▶ [Problem to work on] Produce an exact copy of all the data below, dropping every image.

▶ [Data segment]
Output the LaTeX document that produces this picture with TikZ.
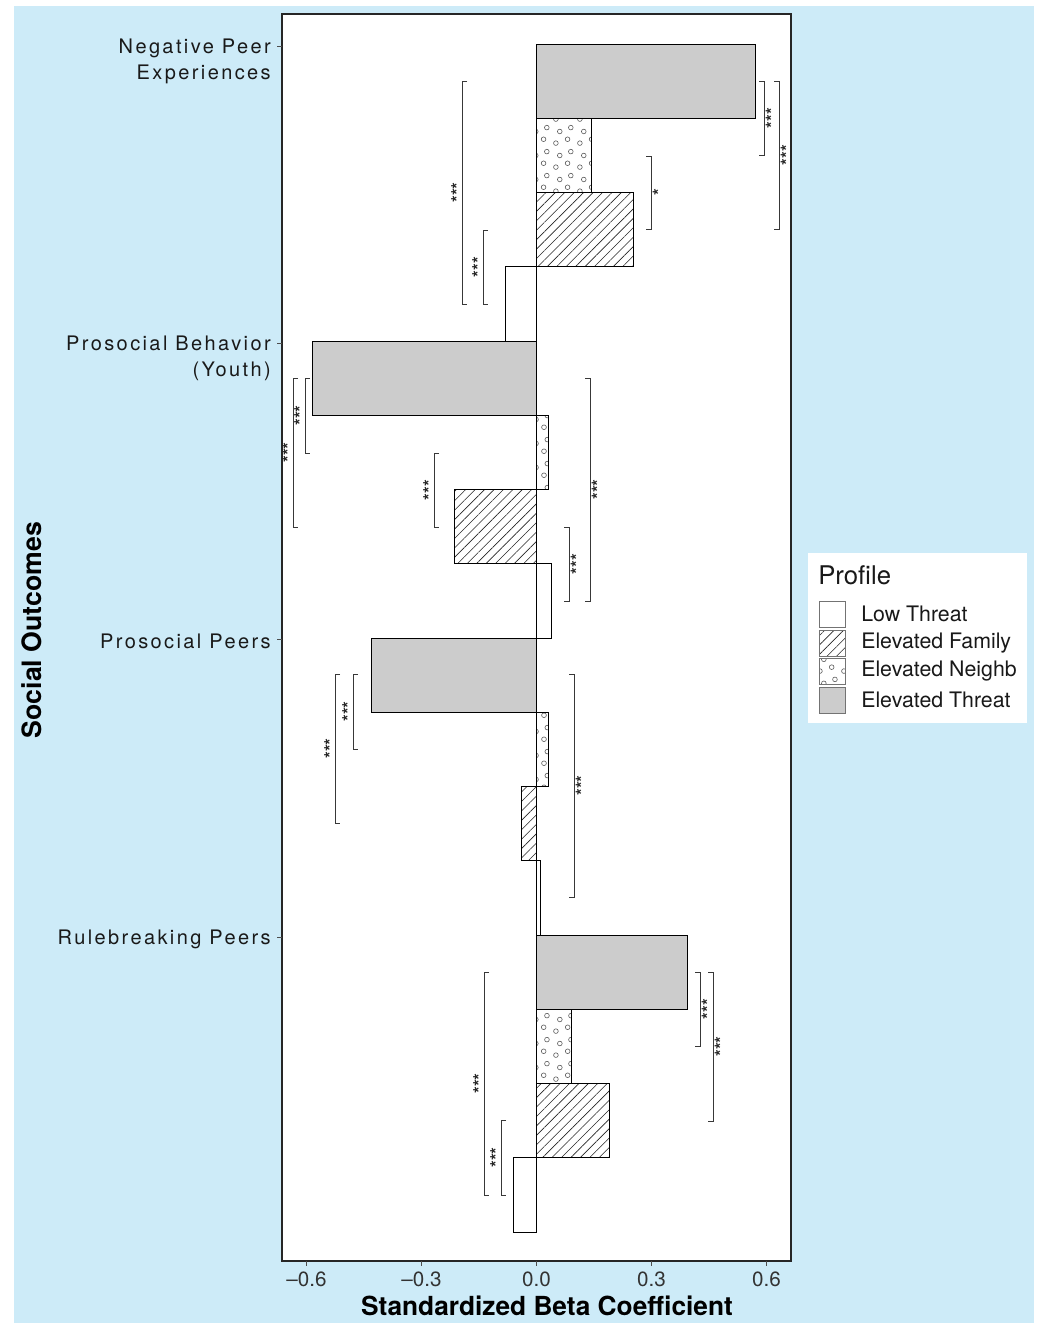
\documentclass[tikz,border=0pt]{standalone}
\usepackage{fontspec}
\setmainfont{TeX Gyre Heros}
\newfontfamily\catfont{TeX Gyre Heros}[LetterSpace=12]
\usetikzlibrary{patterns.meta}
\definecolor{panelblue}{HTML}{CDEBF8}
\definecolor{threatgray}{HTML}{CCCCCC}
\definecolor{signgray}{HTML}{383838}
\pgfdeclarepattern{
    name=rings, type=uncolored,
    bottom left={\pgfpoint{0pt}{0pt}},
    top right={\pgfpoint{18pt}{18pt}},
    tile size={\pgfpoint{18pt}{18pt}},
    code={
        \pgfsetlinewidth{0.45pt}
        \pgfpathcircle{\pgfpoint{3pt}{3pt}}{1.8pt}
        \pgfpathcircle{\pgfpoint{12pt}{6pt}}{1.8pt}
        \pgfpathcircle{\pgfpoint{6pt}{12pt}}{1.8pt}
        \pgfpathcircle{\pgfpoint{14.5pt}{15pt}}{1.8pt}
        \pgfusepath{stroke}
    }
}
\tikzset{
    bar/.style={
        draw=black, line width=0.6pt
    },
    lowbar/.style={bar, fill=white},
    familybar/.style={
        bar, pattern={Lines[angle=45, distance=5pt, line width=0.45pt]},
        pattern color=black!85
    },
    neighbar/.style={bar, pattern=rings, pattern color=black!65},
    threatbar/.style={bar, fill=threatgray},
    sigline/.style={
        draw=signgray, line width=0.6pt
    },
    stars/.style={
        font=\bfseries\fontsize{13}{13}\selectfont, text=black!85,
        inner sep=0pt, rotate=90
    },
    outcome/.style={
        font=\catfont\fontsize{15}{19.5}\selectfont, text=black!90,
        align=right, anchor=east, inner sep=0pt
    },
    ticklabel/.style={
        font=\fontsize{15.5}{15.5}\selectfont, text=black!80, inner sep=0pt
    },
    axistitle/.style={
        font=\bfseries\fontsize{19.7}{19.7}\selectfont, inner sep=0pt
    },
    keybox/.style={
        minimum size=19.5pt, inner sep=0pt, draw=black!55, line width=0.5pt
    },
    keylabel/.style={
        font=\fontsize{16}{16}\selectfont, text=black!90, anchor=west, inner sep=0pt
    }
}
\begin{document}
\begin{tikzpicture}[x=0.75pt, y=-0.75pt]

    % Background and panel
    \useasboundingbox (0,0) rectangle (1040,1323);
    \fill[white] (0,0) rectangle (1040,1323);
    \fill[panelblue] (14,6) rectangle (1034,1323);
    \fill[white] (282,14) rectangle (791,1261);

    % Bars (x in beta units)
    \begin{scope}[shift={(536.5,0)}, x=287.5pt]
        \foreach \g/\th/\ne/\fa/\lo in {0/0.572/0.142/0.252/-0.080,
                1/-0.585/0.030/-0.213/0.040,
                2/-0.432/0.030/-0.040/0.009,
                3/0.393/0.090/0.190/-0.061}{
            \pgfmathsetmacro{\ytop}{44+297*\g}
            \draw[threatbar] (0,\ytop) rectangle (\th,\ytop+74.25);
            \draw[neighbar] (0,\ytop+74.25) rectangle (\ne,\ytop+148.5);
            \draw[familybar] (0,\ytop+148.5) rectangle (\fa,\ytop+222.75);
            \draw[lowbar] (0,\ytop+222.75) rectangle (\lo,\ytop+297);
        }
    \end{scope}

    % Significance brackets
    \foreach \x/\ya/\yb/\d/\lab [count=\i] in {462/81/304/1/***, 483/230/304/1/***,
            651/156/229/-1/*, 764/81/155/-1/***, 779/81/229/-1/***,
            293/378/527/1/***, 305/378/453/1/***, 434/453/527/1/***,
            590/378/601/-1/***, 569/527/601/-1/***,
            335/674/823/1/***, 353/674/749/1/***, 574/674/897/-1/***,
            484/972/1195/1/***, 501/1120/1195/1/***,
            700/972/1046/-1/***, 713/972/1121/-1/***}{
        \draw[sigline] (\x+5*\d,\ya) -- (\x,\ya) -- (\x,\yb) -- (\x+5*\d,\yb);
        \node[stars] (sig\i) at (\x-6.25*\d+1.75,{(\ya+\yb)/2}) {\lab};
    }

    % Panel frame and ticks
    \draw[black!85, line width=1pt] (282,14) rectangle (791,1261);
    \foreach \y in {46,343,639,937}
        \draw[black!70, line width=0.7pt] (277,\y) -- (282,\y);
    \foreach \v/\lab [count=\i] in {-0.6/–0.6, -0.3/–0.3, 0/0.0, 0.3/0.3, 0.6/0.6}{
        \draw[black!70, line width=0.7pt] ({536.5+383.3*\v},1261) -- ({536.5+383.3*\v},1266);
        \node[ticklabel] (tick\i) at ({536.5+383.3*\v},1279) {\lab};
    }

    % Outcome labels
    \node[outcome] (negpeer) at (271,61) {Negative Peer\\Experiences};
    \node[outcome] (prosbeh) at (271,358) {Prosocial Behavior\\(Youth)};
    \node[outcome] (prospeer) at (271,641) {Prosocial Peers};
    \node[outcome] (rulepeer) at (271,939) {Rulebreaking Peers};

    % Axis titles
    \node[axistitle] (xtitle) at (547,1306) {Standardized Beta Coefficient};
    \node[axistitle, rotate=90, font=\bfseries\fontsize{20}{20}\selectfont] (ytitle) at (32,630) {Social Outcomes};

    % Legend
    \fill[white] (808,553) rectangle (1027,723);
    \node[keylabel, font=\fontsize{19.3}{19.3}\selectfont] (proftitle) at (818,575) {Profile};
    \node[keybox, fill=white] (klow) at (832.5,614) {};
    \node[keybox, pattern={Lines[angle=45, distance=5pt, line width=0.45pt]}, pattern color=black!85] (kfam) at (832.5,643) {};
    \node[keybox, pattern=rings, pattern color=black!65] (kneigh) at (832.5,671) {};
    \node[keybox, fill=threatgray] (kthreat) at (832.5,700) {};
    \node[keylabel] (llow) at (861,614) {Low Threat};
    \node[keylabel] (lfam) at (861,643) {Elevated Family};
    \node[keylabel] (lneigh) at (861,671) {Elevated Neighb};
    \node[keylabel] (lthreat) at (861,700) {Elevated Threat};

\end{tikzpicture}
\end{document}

▶ [Solution to this task]
Output the LaTeX document that produces this picture with TikZ.
\documentclass[tikz,border=0pt]{standalone}
\usepackage{fontspec}
\setmainfont{TeX Gyre Heros}
\newfontfamily\catfont{TeX Gyre Heros}[LetterSpace=12]
\usetikzlibrary{patterns.meta}
\definecolor{panelblue}{HTML}{CDEBF8}
\definecolor{threatgray}{HTML}{CCCCCC}
\definecolor{signgray}{HTML}{383838}
\pgfdeclarepattern{
    name=rings, type=uncolored,
    bottom left={\pgfpoint{0pt}{0pt}},
    top right={\pgfpoint{18pt}{18pt}},
    tile size={\pgfpoint{18pt}{18pt}},
    code={
        \pgfsetlinewidth{0.45pt}
        \pgfpathcircle{\pgfpoint{3pt}{3pt}}{1.8pt}
        \pgfpathcircle{\pgfpoint{12pt}{6pt}}{1.8pt}
        \pgfpathcircle{\pgfpoint{6pt}{12pt}}{1.8pt}
        \pgfpathcircle{\pgfpoint{14.5pt}{15pt}}{1.8pt}
        \pgfusepath{stroke}
    }
}
\tikzset{
    bar/.style={
        draw=black, line width=0.6pt
    },
    lowbar/.style={bar, fill=white},
    familybar/.style={
        bar, pattern={Lines[angle=45, distance=5pt, line width=0.45pt]},
        pattern color=black!85
    },
    neighbar/.style={bar, pattern=rings, pattern color=black!65},
    threatbar/.style={bar, fill=threatgray},
    sigline/.style={
        draw=signgray, line width=0.6pt
    },
    stars/.style={
        font=\bfseries\fontsize{13}{13}\selectfont, text=black!85,
        inner sep=0pt, rotate=90
    },
    outcome/.style={
        font=\catfont\fontsize{15}{19.5}\selectfont, text=black!90,
        align=right, anchor=east, inner sep=0pt
    },
    ticklabel/.style={
        font=\fontsize{15.5}{15.5}\selectfont, text=black!80, inner sep=0pt
    },
    axistitle/.style={
        font=\bfseries\fontsize{19.7}{19.7}\selectfont, inner sep=0pt
    },
    keybox/.style={
        minimum size=19.5pt, inner sep=0pt, draw=black!55, line width=0.5pt
    },
    keylabel/.style={
        font=\fontsize{16}{16}\selectfont, text=black!90, anchor=west, inner sep=0pt
    }
}
\begin{document}
\begin{tikzpicture}[x=0.75pt, y=-0.75pt]

    % Background and panel
    \useasboundingbox (0,0) rectangle (1040,1323);
    \fill[white] (0,0) rectangle (1040,1323);
    \fill[panelblue] (14,6) rectangle (1034,1323);
    \fill[white] (282,14) rectangle (791,1261);

    % Bars (x in beta units)
    \begin{scope}[shift={(536.5,0)}, x=287.5pt]
        \foreach \g/\th/\ne/\fa/\lo in {0/0.572/0.142/0.252/-0.080,
                1/-0.585/0.030/-0.213/0.040,
                2/-0.432/0.030/-0.040/0.009,
                3/0.393/0.090/0.190/-0.061}{
            \pgfmathsetmacro{\ytop}{44+297*\g}
            \draw[threatbar] (0,\ytop) rectangle (\th,\ytop+74.25);
            \draw[neighbar] (0,\ytop+74.25) rectangle (\ne,\ytop+148.5);
            \draw[familybar] (0,\ytop+148.5) rectangle (\fa,\ytop+222.75);
            \draw[lowbar] (0,\ytop+222.75) rectangle (\lo,\ytop+297);
        }
    \end{scope}

    % Significance brackets
    \foreach \x/\ya/\yb/\d/\lab [count=\i] in {462/81/304/1/***, 483/230/304/1/***,
            651/156/229/-1/*, 764/81/155/-1/***, 779/81/229/-1/***,
            293/378/527/1/***, 305/378/453/1/***, 434/453/527/1/***,
            590/378/601/-1/***, 569/527/601/-1/***,
            335/674/823/1/***, 353/674/749/1/***, 574/674/897/-1/***,
            484/972/1195/1/***, 501/1120/1195/1/***,
            700/972/1046/-1/***, 713/972/1121/-1/***}{
        \draw[sigline] (\x+5*\d,\ya) -- (\x,\ya) -- (\x,\yb) -- (\x+5*\d,\yb);
        \node[stars] (sig\i) at (\x-6.25*\d+1.75,{(\ya+\yb)/2}) {\lab};
    }

    % Panel frame and ticks
    \draw[black!85, line width=1pt] (282,14) rectangle (791,1261);
    \foreach \y in {46,343,639,937}
        \draw[black!70, line width=0.7pt] (277,\y) -- (282,\y);
    \foreach \v/\lab [count=\i] in {-0.6/–0.6, -0.3/–0.3, 0/0.0, 0.3/0.3, 0.6/0.6}{
        \draw[black!70, line width=0.7pt] ({536.5+383.3*\v},1261) -- ({536.5+383.3*\v},1266);
        \node[ticklabel] (tick\i) at ({536.5+383.3*\v},1279) {\lab};
    }

    % Outcome labels
    \node[outcome] (negpeer) at (271,61) {Negative Peer\\Experiences};
    \node[outcome] (prosbeh) at (271,358) {Prosocial Behavior\\(Youth)};
    \node[outcome] (prospeer) at (271,641) {Prosocial Peers};
    \node[outcome] (rulepeer) at (271,939) {Rulebreaking Peers};

    % Axis titles
    \node[axistitle] (xtitle) at (547,1306) {Standardized Beta Coefficient};
    \node[axistitle, rotate=90, font=\bfseries\fontsize{20}{20}\selectfont] (ytitle) at (32,630) {Social Outcomes};

    % Legend
    \fill[white] (808,553) rectangle (1027,723);
    \node[keylabel, font=\fontsize{19.3}{19.3}\selectfont] (proftitle) at (818,575) {Profile};
    \node[keybox, fill=white] (klow) at (832.5,614) {};
    \node[keybox, pattern={Lines[angle=45, distance=5pt, line width=0.45pt]}, pattern color=black!85] (kfam) at (832.5,643) {};
    \node[keybox, pattern=rings, pattern color=black!65] (kneigh) at (832.5,671) {};
    \node[keybox, fill=threatgray] (kthreat) at (832.5,700) {};
    \node[keylabel] (llow) at (861,614) {Low Threat};
    \node[keylabel] (lfam) at (861,643) {Elevated Family};
    \node[keylabel] (lneigh) at (861,671) {Elevated Neighb};
    \node[keylabel] (lthreat) at (861,700) {Elevated Threat};

\end{tikzpicture}
\end{document}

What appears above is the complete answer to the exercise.